Roback was actively involved in the election campaigns of Fred Rose (né Rosenberg), a Jewish man of Polish origin who first ran in the Montreal riding of Cartier in 1935. In a 1943 by-election, he became the first and only MP ever elected to the House of Commons as a Communist (the party was called the Labour-Progressive Party at the time).
In the 1930s, Roback campaigned alongside Thérèse Casgrain for women's suffrage in Quebec (see also Women's Movement). She remained strongly pro-Communist until her break with the CPC in 1958, when the horrors committed in the Soviet Union under Joseph Stalin came to light. Nevertheless, her social commitment remained unabated.
In the early 1960s, following the example of Jeanne Sauvé, Solange Chaput-Rolland and Simone Monet-Chartrand, Roback became an active member of La Voix des femmes (Voice of Women), a pacifist organization whose Quebec chapter was founded by Casgrain in 1961. The organization has campaigned against the Vietnam War and the proliferation of nuclear weapons, in addition to promoting disarmament (see Peace Movement). Roback was a constant presence at demonstrations for peace and environmental protection, fought alongside women’s groups for access to legal abortion, and defended the rights of immigrant and Indigenous women (see Indigenous Women's Issues in Canada).
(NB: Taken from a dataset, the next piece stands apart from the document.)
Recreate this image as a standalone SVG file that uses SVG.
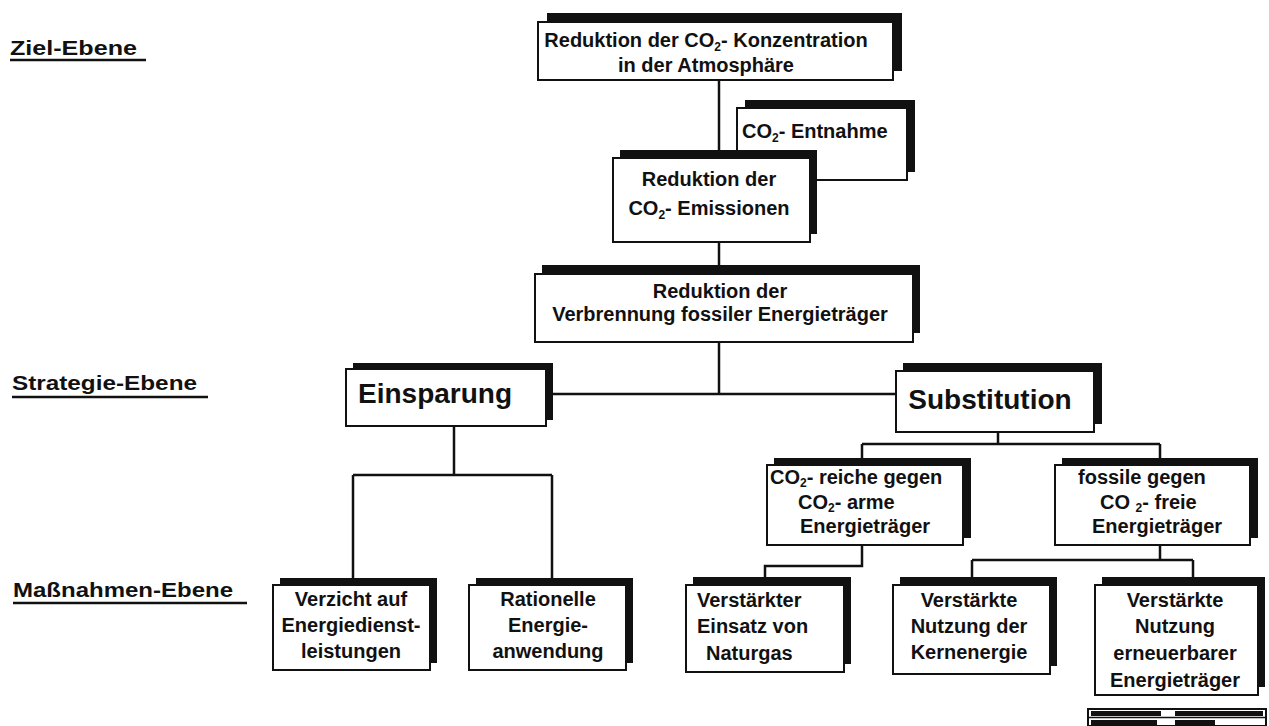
<svg xmlns="http://www.w3.org/2000/svg" width="1269" height="726" viewBox="0 0 1269 726">
<style>
.sh{fill:#111}
.bx{fill:#fff;stroke:#111;stroke-width:2}
.t{font-family:"Liberation Sans",Arial,Helvetica,sans-serif;font-weight:bold;font-size:20px;fill:#111}
.c{text-anchor:middle}
.big{font-size:28px}
.lvl{font-family:"Liberation Sans",Arial,Helvetica,sans-serif;font-weight:bold;font-size:21px;fill:#111}
.ul{stroke:#111;stroke-width:2.5}
.sub{font-size:12px}
.ln{fill:none;stroke:#111;stroke-width:2.5}
</style>
<rect width="1269" height="726" fill="#fff"/>

<g id="levels">
  <text class="lvl" x="10" y="55" textLength="127" lengthAdjust="spacingAndGlyphs">Ziel-Ebene</text>
  <line class="ul" x1="10" y1="60" x2="146" y2="60"/>
  <text class="lvl" x="12" y="390" textLength="185" lengthAdjust="spacingAndGlyphs">Strategie-Ebene</text>
  <line class="ul" x1="12" y1="397" x2="208" y2="397"/>
  <text class="lvl" x="13" y="597" textLength="220" lengthAdjust="spacingAndGlyphs">Maßnahmen-Ebene</text>
  <line class="ul" x1="13" y1="603" x2="247" y2="603"/>
</g>

<g id="connectors">
  <path class="ln" d="M719 80 V150"/>
  <path class="ln" d="M719 242 V265"/>
  <path class="ln" d="M719 342 V394"/>
  <path class="ln" d="M553 394 H896"/>
  <path class="ln" d="M454 426 V475 M353 475 H552 M353 475 V578 M552 475 V578"/>
  <path class="ln" d="M998 432 V444 M862 444 H1160 M862 444 V458 M1160 444 V458"/>
  <path class="ln" d="M862 545 V566 H765 V577"/>
  <path class="ln" d="M1160 545 V560 M972 560 H1193 M972 560 V577 M1193 560 V577"/>
</g>

<g id="n-ziel">
  <rect class="sh" x="547" y="13" width="355" height="58"/>
  <rect class="bx" x="538" y="22" width="355" height="58"/>
  <text class="t c" x="706" y="47" font-size="19.5">Reduktion der CO<tspan class="sub" dy="4">2</tspan><tspan dy="-4">- Konzentration</tspan></text>
  <text class="t c" x="706" y="72" font-size="19.5">in der Atmosphäre</text>
</g>

<g id="n-entnahme">
  <rect class="sh" x="745" y="100" width="170" height="72"/>
  <rect class="bx" x="737" y="108" width="170" height="72"/>
  <text class="t" x="742" y="138">CO<tspan class="sub" dy="4">2</tspan><tspan dy="-4">- Entnahme</tspan></text>
</g>

<g id="n-emission">
  <rect class="sh" x="620" y="150" width="197" height="84"/>
  <rect class="bx" x="613" y="158" width="197" height="84"/>
  <text class="t c" x="709" y="186">Reduktion der</text>
  <text class="t c" x="709" y="215">CO<tspan class="sub" dy="4">2</tspan><tspan dy="-4">- Emissionen</tspan></text>
</g>

<g id="n-verbrennung">
  <rect class="sh" x="542" y="265" width="378" height="68"/>
  <rect class="bx" x="535" y="274" width="378" height="68"/>
  <text class="t c" x="720" y="298">Reduktion der</text>
  <text class="t c" x="720" y="321" font-size="19.5">Verbrennung fossiler Energieträger</text>
</g>

<g id="n-einsparung">
  <rect class="sh" x="353" y="363" width="200" height="57"/>
  <rect class="bx" x="346" y="369" width="200" height="57"/>
  <text class="t big" x="358" y="403">Einsparung</text>
</g>

<g id="n-substitution">
  <rect class="sh" x="903" y="363" width="199" height="61"/>
  <rect class="bx" x="896" y="371" width="198" height="61"/>
  <text class="t big c" x="990" y="409">Substitution</text>
</g>

<g id="n-co2arm">
  <rect class="sh" x="774" y="458" width="197" height="80"/>
  <rect class="bx" x="767" y="465" width="196" height="80"/>
  <text class="t" x="770" y="484">CO<tspan class="sub" dy="3">2</tspan><tspan dy="-3">- reiche gegen</tspan></text>
  <text class="t" x="798" y="509">CO<tspan class="sub" dy="3">2</tspan><tspan dy="-3">- arme</tspan></text>
  <text class="t" x="800" y="533">Energieträger</text>
</g>

<g id="n-co2frei">
  <rect class="sh" x="1062" y="458" width="196" height="80"/>
  <rect class="bx" x="1055" y="465" width="195" height="80"/>
  <text class="t" x="1078" y="484">fossile gegen</text>
  <text class="t" x="1100" y="509">CO <tspan class="sub" dy="3">2</tspan><tspan dy="-3">- freie</tspan></text>
  <text class="t" x="1092" y="533">Energieträger</text>
</g>

<g id="n-verzicht">
  <rect class="sh" x="280" y="578" width="157" height="85"/>
  <rect class="bx" x="273" y="585" width="157" height="85"/>
  <text class="t c" x="351" y="606">Verzicht auf</text>
  <text class="t c" x="351" y="632">Energiedienst-</text>
  <text class="t c" x="351" y="658">leistungen</text>
</g>

<g id="n-rationell">
  <rect class="sh" x="476" y="578" width="157" height="85"/>
  <rect class="bx" x="469" y="585" width="157" height="85"/>
  <text class="t c" x="548" y="606">Rationelle</text>
  <text class="t c" x="548" y="632">Energie-</text>
  <text class="t c" x="548" y="658">anwendung</text>
</g>

<g id="n-naturgas">
  <rect class="sh" x="693" y="577" width="158" height="87"/>
  <rect class="bx" x="686" y="585" width="158" height="87"/>
  <text class="t" x="697" y="607">Verstärkter</text>
  <text class="t" x="697" y="633">Einsatz von</text>
  <text class="t" x="706" y="660">Naturgas</text>
</g>

<g id="n-kern">
  <rect class="sh" x="900" y="577" width="157" height="89"/>
  <rect class="bx" x="893" y="585" width="157" height="89"/>
  <text class="t c" x="969" y="607">Verstärkte</text>
  <text class="t c" x="969" y="633">Nutzung der</text>
  <text class="t c" x="969" y="659">Kernenergie</text>
</g>

<g id="n-erneuerbar">
  <rect class="sh" x="1102" y="577" width="163" height="110"/>
  <rect class="bx" x="1095" y="585" width="163" height="110"/>
  <text class="t c" x="1175" y="607">Verstärkte</text>
  <text class="t c" x="1175" y="633">Nutzung</text>
  <text class="t c" x="1175" y="660">erneuerbarer</text>
  <text class="t c" x="1175" y="687">Energieträger</text>
</g>

<g id="stamp">
  <rect x="1088" y="709" width="178" height="17" fill="#fff" stroke="#111" stroke-width="2"/>
  <line x1="1088" y1="717.5" x2="1266" y2="717.5" stroke="#111" stroke-width="1.5"/>
  <rect x="1091" y="711" width="70" height="5" fill="#111"/>
  <rect x="1175" y="711" width="88" height="5" fill="#111"/>
  <rect x="1091" y="720" width="66" height="5" fill="#111"/>
  <rect x="1175" y="720" width="40" height="5" fill="#111"/>
</g>
</svg>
Public Recognition and Legacy
In 1985, Léa Roback was made an honorary member of the Canadian Research Institute for the Advancement of Women in recognition of her social and political activism on the issues of human rights, workers’ rights and women’s rights. In 1993, the Léa Roback Foundation was created to raise scholarship funds for socially committed women. In 1997, some 10 feminist organizations opened the Maison Parent-Roback; the building, which they own and operate, houses their head offices. In 1991, documentary filmmaker Sophie Bissonnette made a film about Roback’s life called A Vision in the Darkness (Des lumières dans la grande noirceur).
Roback's tireless and loyal advocacy on behalf of the underdog has been recognized by government and citizens’ organizations alike. Roback was among the Quebec citizens whose work was recognized by the Elders Council on the International Day of Older Persons, 1 October 1999. In May 2000, the Québec government inducted Roback as a Knight of the National Order of Québec. In April 2000, the YWCA honoured her at its Women of Distinction gala, along with her long-time friend and fellow activist, Madeleine Parent. In August 2023, Canada Post released a stamp celebrating Roback.
The Centre Léa-Roback, which conducts research into social inequalities in health in Montreal, was named in her honour. A street in the city’s Saint-Henri neighbourhood (located in the borough of Le Sud-Ouest) and a second street in the Beauport borough of Québec City also bear her name.